** INFORMATION SHOWN **

•••••

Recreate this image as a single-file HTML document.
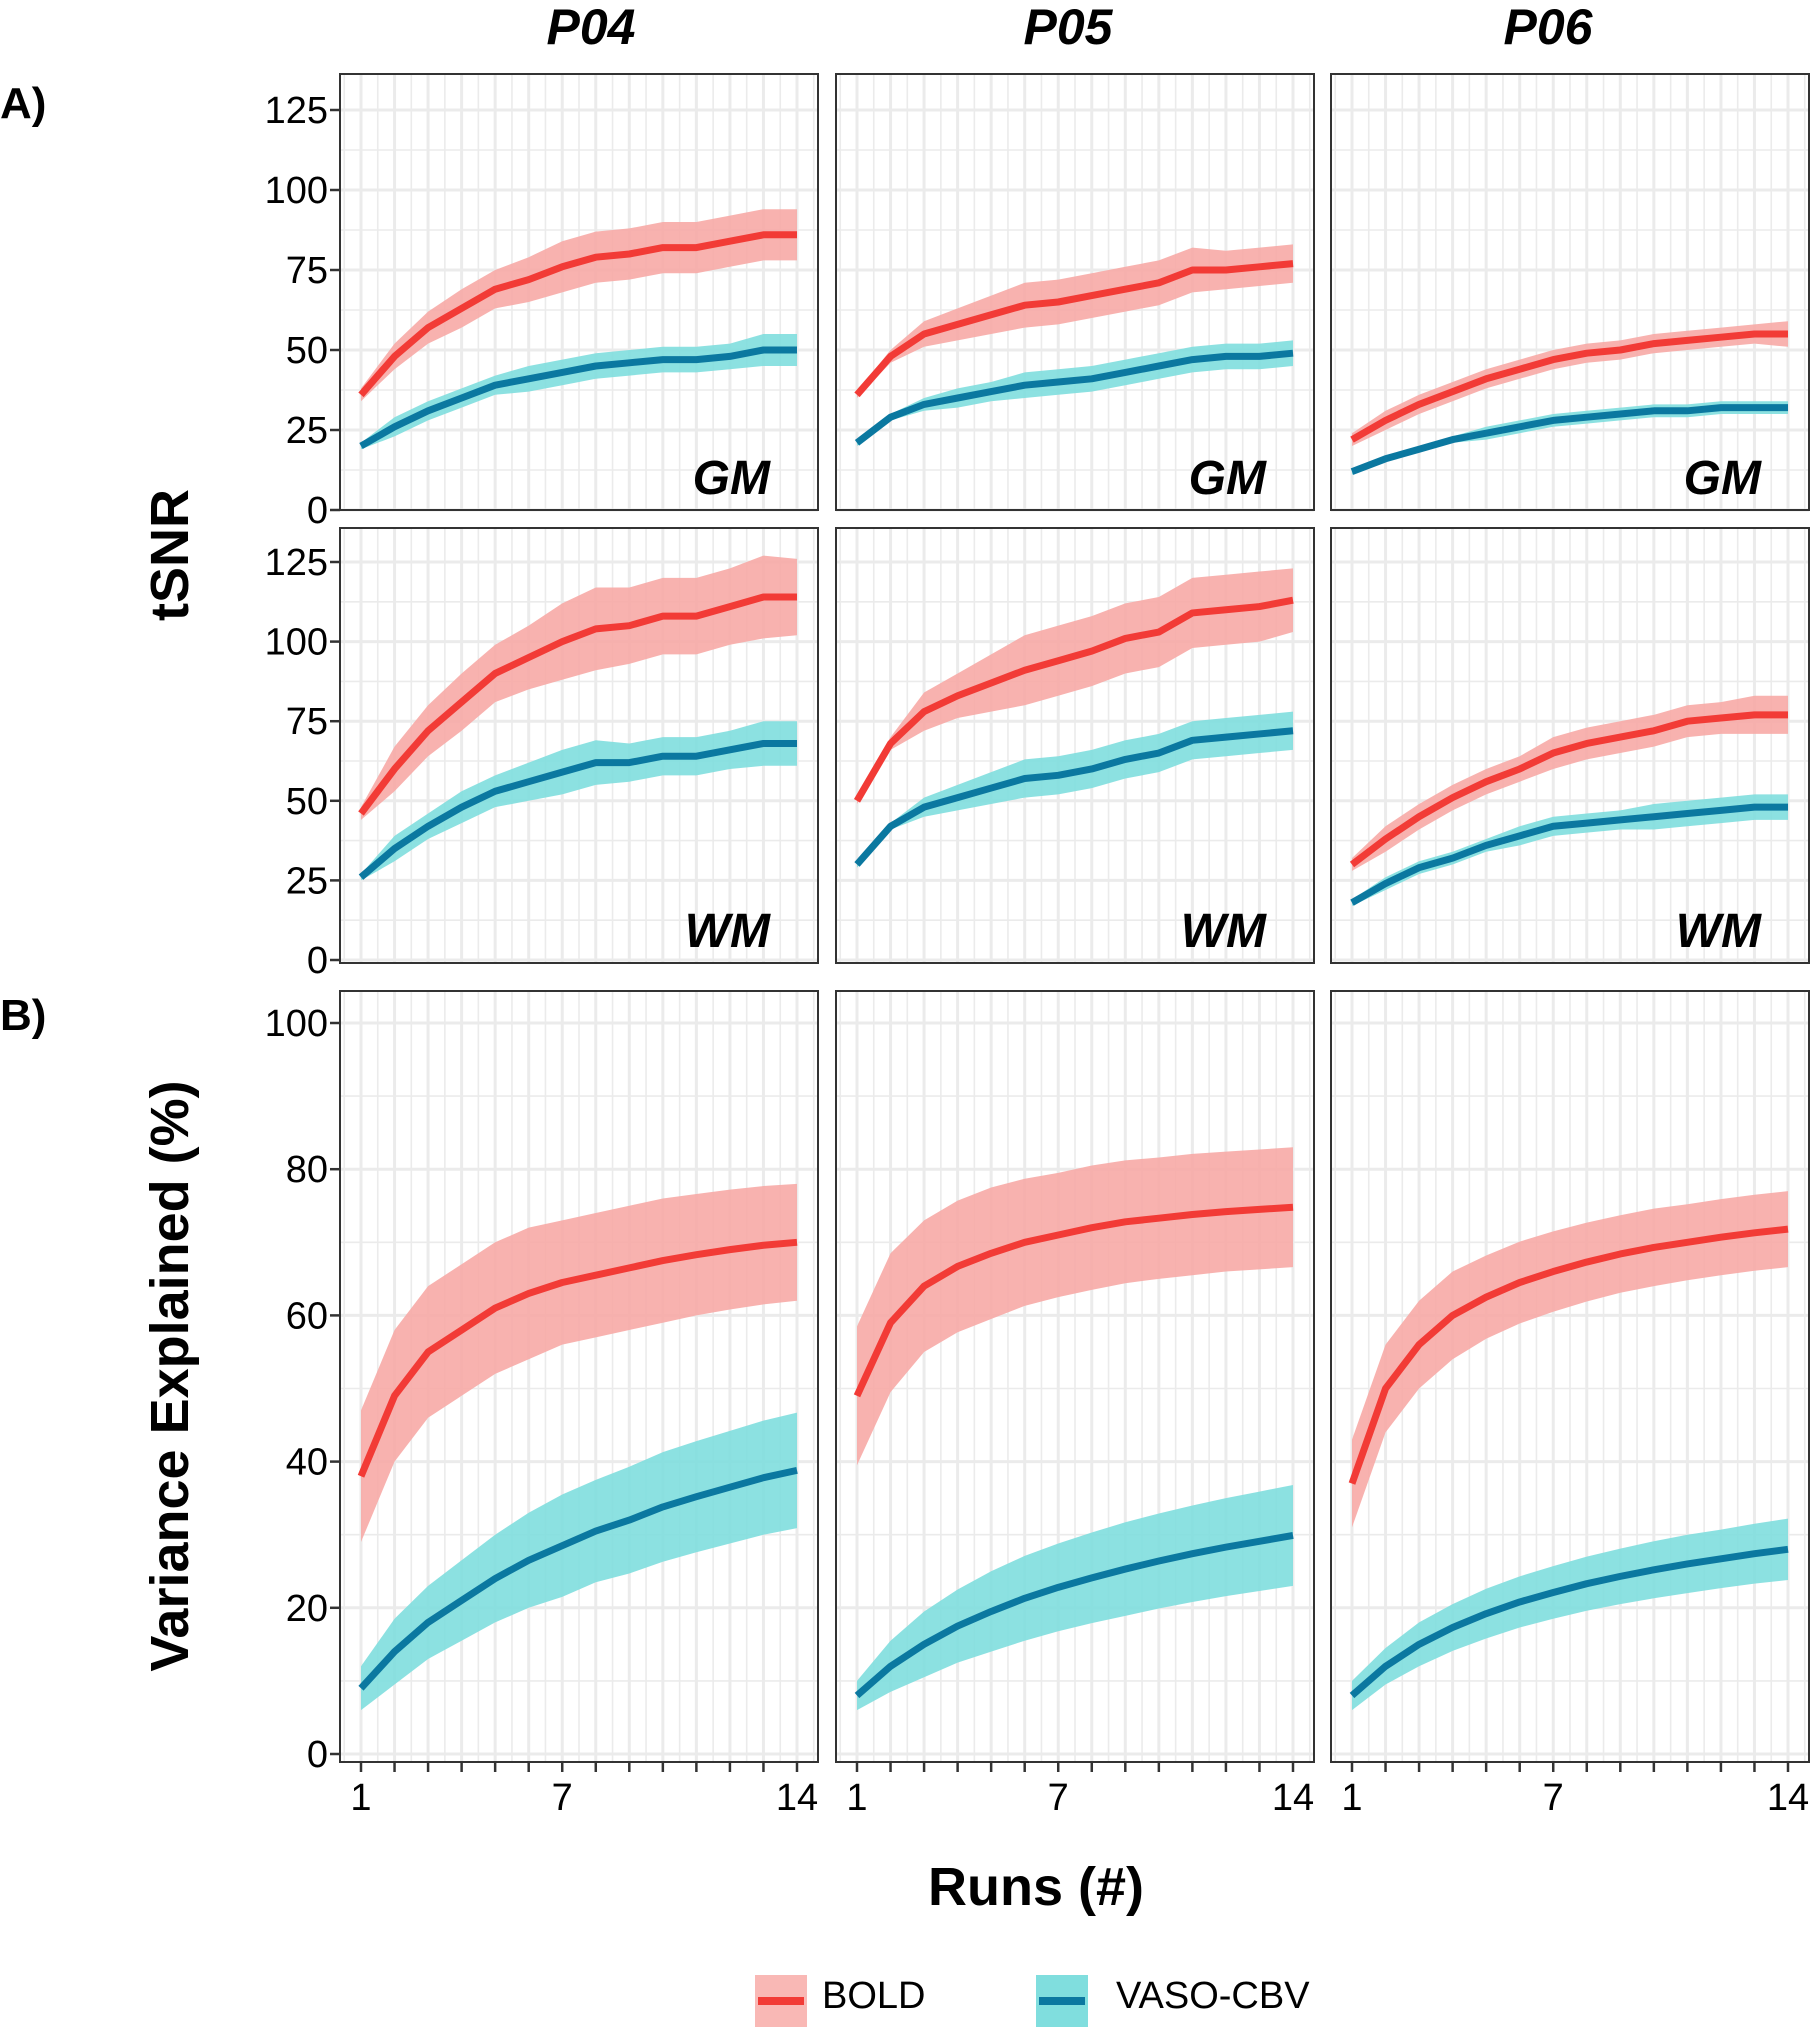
<!DOCTYPE html>
<html><head><meta charset="utf-8"><style>
html,body{margin:0;padding:0;background:#fff;}
svg{display:block;font-family:"Liberation Sans","DejaVu Sans",sans-serif;}
</style></head><body>
<svg id="fig" width="1812" height="2027" viewBox="0 0 1812 2027" xmlns="http://www.w3.org/2000/svg">
<text x="0" y="118" font-size="44" font-weight="bold">A)</text>
<text x="0" y="1030" font-size="44" font-weight="bold">B)</text>
<text x="591" y="44" text-anchor="middle" font-size="50" font-weight="bold" font-style="italic">P04</text>
<text x="1068" y="44" text-anchor="middle" font-size="50" font-weight="bold" font-style="italic">P05</text>
<text x="1548" y="44" text-anchor="middle" font-size="50" font-weight="bold" font-style="italic">P06</text>
<text transform="translate(188,555) rotate(-90)" text-anchor="middle" font-size="54" font-weight="bold">tSNR</text>
<text transform="translate(188,1376) rotate(-90)" text-anchor="middle" font-size="54" font-weight="bold">Variance Explained (%)</text>
<text x="1036" y="1905" text-anchor="middle" font-size="54" font-weight="bold">Runs (#)</text>
<g>
<g>
<rect x="755" y="1975" width="52" height="52" fill="#F9B8B5"/>
<line x1="758" y1="2001" x2="804" y2="2001" stroke="#F23B36" stroke-width="8"/>
<text x="822" y="2008" font-size="38">BOLD</text>
</g>
<g>
<rect x="1036" y="1975" width="52" height="52" fill="#80DEDE"/>
<line x1="1039" y1="2001" x2="1085" y2="2001" stroke="#0B78A0" stroke-width="8"/>
<text x="1116" y="2008" font-size="38">VASO-CBV</text>
</g>
</g>
<g id="plots"></g>
</svg>
<script>
const runs = [1,2,3,4,5,6,7,8,9,10,11,12,13,14];
const subjects = ["P04","P05","P06"];
const tsnrTicks = [0,25,50,75,100,125];
const varTicks = [0,20,40,60,80,100];
const xTickLabels = [1,7,14];
// GM tSNR
const gmBoldP04 = [36,48,57,63,69,72,76,79,80,82,82,84,86,86];
const gmBoldBandP04 = [2,4,5,6,6,7,8,8,8,8,8,8,8,8];
const gmVasoP04 = [20,26,31,35,39,41,43,45,46,47,47,48,50,50];
const gmVasoBandP04 = [1,3,3,3,3,4,4,4,4,4,4,4,5,5];
const gmBoldP05 = [36,48,55,58,61,64,65,67,69,71,75,75,76,77];
const gmBoldBandP05 = [1,2,4,5,6,7,7,7,7,7,7,6,6,6];
const gmVasoP05 = [21,29,33,35,37,39,40,41,43,45,47,48,48,49];
const gmVasoBandP05 = [1,1,2,3,3,4,4,4,4,4,4,4,4,4];
const gmBoldP06 = [22,28,33,37,41,44,47,49,50,52,53,54,55,55];
const gmBoldBandP06 = [2,3,3,3,3,3,3,3,3,3,3,3,3,4];
const gmVasoP06 = [12,16,19,22,24,26,28,29,30,31,31,32,32,32];
const gmVasoBandP06 = [1,1,1,1,2,2,2,2,2,2,2,2,2,2];
// WM tSNR
const wmBoldP04 = [46,60,72,81,90,95,100,104,105,108,108,111,114,114];
const wmBoldBandP04 = [2,7,8,9,9,10,12,13,12,12,12,12,13,12];
const wmVasoP04 = [26,35,42,48,53,56,59,62,62,64,64,66,68,68];
const wmVasoBandP04 = [1,4,4,5,5,6,7,7,6,6,6,6,7,7];
const wmBoldP05 = [50,68,78,83,87,91,94,97,101,103,109,110,111,113];
const wmBoldBandP05 = [1,2,6,7,9,11,11,11,11,11,11,11,11,10];
const wmVasoP05 = [30,42,48,51,54,57,58,60,63,65,69,70,71,72];
const wmVasoBandP05 = [1,1,3,4,5,6,6,6,6,6,6,6,6,6];
const wmBoldP06 = [30,38,45,51,56,60,65,68,70,72,75,76,77,77];
const wmBoldBandP06 = [2,4,4,4,4,4,5,5,5,5,5,5,6,6];
const wmVasoP06 = [18,24,29,32,36,39,42,43,44,45,46,47,48,48];
const wmVasoBandP06 = [1,2,2,2,2,3,3,3,3,4,4,4,4,4];
// Variance explained
const varBoldP04 = [38,49,55,58,61,63,64.5,65.5,66.5,67.5,68.3,69,69.6,70];
const varBoldBandP04 = [9,9,9,9,9,9,8.5,8.5,8.5,8.5,8.3,8.2,8.1,8];
const varVasoP04 = [9,14,18,21,24,26.5,28.5,30.5,32,33.8,35.2,36.5,37.8,38.8];
const varVasoBandP04 = [3,4.5,5,5.5,6,6.5,7,7,7.3,7.5,7.6,7.7,7.8,7.9];
const varBoldP05 = [49,59,64,66.7,68.5,70,71,72,72.8,73.3,73.8,74.2,74.5,74.8];
const varBoldBandP05 = [9.5,9.5,9,9,9,8.7,8.5,8.5,8.4,8.3,8.3,8.2,8.2,8.2];
const varVasoP05 = [8,12,15,17.5,19.5,21.3,22.8,24.1,25.3,26.4,27.4,28.3,29.1,29.9];
const varVasoBandP05 = [2,3.5,4.5,5,5.5,5.8,6,6.2,6.4,6.5,6.6,6.7,6.8,6.9];
const varBoldP06 = [37,50,56,60,62.5,64.5,66,67.3,68.4,69.3,70,70.7,71.3,71.8];
const varBoldBandP06 = [6,6,6,6,5.7,5.6,5.5,5.4,5.3,5.3,5.2,5.2,5.2,5.2];
const varVasoP06 = [8,12,15,17.3,19.2,20.8,22.1,23.3,24.3,25.2,26,26.7,27.4,28];
const varVasoBandP06 = [2,2.5,3,3.2,3.4,3.5,3.6,3.7,3.8,3.9,4,4,4.1,4.2];

const NS = "http://www.w3.org/2000/svg";
const root = document.getElementById("plots");
function mk(tag, attrs, parent){ const e=document.createElementNS(NS,tag); for(const k in attrs) e.setAttribute(k,attrs[k]); (parent||root).appendChild(e); return e; }

const cols = [{x0:340,x1:818},{x0:836,x1:1314},{x0:1331,x1:1809}];
const rowsDef = [
 {y0:74,y1:510,vmax:125,zeroY:510,topY:110,ticks:tsnrTicks,minor:12.5,label:"GM",kind:"gm"},
 {y0:528,y1:963,vmax:125,zeroY:960,topY:562,ticks:tsnrTicks,minor:12.5,label:"WM",kind:"wm"},
 {y0:991,y1:1762,vmax:100,zeroY:1754,topY:1023,ticks:varTicks,minor:10,label:"",kind:"var"}
];
const dataMap = {
 gm:[[gmBoldP04,gmBoldBandP04,gmVasoP04,gmVasoBandP04],[gmBoldP05,gmBoldBandP05,gmVasoP05,gmVasoBandP05],[gmBoldP06,gmBoldBandP06,gmVasoP06,gmVasoBandP06]],
 wm:[[wmBoldP04,wmBoldBandP04,wmVasoP04,wmVasoBandP04],[wmBoldP05,wmBoldBandP05,wmVasoP05,wmVasoBandP05],[wmBoldP06,wmBoldBandP06,wmVasoP06,wmVasoBandP06]],
 var:[[varBoldP04,varBoldBandP04,varVasoP04,varVasoBandP04],[varBoldP05,varBoldBandP05,varVasoP05,varVasoBandP05],[varBoldP06,varBoldBandP06,varVasoP06,varVasoBandP06]]
};

rowsDef.forEach((r,ri)=>{
 cols.forEach((c,ci)=>{
  const g = mk("g",{});
  
  
  const xs = v => c.x0+21 + (v-1)*(c.x1-c.x0-42)/13;
  const ys = v => r.zeroY - v*(r.zeroY-r.topY)/r.vmax;
  mk("rect",{x:c.x0,y:r.y0,width:c.x1-c.x0,height:r.y1-r.y0,fill:"#fff"},g);
  for(let v=0; v<=r.vmax+r.minor; v+=r.minor){ const y=ys(v); if(y<r.y0||y>r.y1) continue;
   const major = Math.abs(v/(r.minor*2)-Math.round(v/(r.minor*2)))<1e-6;
   const gl=mk("line",{x1:c.x0,x2:c.x1,y1:y,y2:y,stroke:"#ebebeb","stroke-width":major?3:1.6},g);
     }
  for(let v=0.5; v<=14.5; v+=0.5){ const x=xs(v); if(x<c.x0||x>c.x1) continue;
   const major = Math.abs(v-Math.round(v))<1e-6;
   const gl=mk("line",{x1:x,x2:x,y1:r.y0,y2:r.y1,stroke:"#ebebeb","stroke-width":major?3:1.6},g);
     }
  const d = dataMap[r.kind][ci];
  const series = [[d[0],d[1],"#F7AAA6","#F23B36","bold"],[d[2],d[3],"#7FDEDE","#0B78A0","vaso"]];
  series.forEach(s=>{
   const m=s[0], b=s[1];
   let pts = runs.map((x,i)=>xs(x)+","+ys(m[i]+b[i]));
   pts = pts.concat(runs.slice().reverse().map((x,k)=>{const i=13-k; return xs(x)+","+ys(m[i]-b[i]);}));
   const band=mk("polygon",{points:pts.join(" "),fill:s[2],"fill-opacity":0.9},g);
    
   const ln=mk("polyline",{points:runs.map((x,i)=>xs(x)+","+ys(m[i])).join(" "),fill:"none",stroke:s[3],"stroke-width":7,"stroke-linejoin":"round"},g);
    
  });
  mk("rect",{x:c.x0,y:r.y0,width:c.x1-c.x0,height:r.y1-r.y0,fill:"none",stroke:"#333","stroke-width":2},g);
  if(r.label){
   const t=mk("text",{x:c.x1-48,y:r.y1-16,"text-anchor":"end","font-size":48,"font-weight":"bold","font-style":"italic"},g);
   t.textContent=r.label;
    
  }
  if(ci===0){
   r.ticks.forEach(v=>{ const y=ys(v);
    mk("line",{x1:c.x0-10,x2:c.x0,y1:y,y2:y,stroke:"#333","stroke-width":2.5},g);
    const t=mk("text",{x:c.x0-12,y:y+13,"text-anchor":"end","font-size":38},g);
    t.textContent=v;   });
  }
  if(r.kind==="var"){
   runs.forEach(v=>mk("line",{x1:xs(v),x2:xs(v),y1:r.y1,y2:r.y1+10,stroke:"#333","stroke-width":2.5},g));
   xTickLabels.forEach(v=>{ const t=mk("text",{x:xs(v),y:1810,"text-anchor":"middle","font-size":38},g);
    t.textContent=v;   });
  }
 });
});
</script>
</body></html>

•••••

** WRITTEN EXERCISE **
Copy out each line of the data containing the string "document".

** SOLUTION FOR THIS EXERCISE **
Recreate this image as a single-file HTML document.
const root = document.getElementById("plots");
function mk(tag, attrs, parent){ const e=document.createElementNS(NS,tag); for(const k in attrs) e.setAttribute(k,attrs[k]); (parent||root).appendChild(e); return e; }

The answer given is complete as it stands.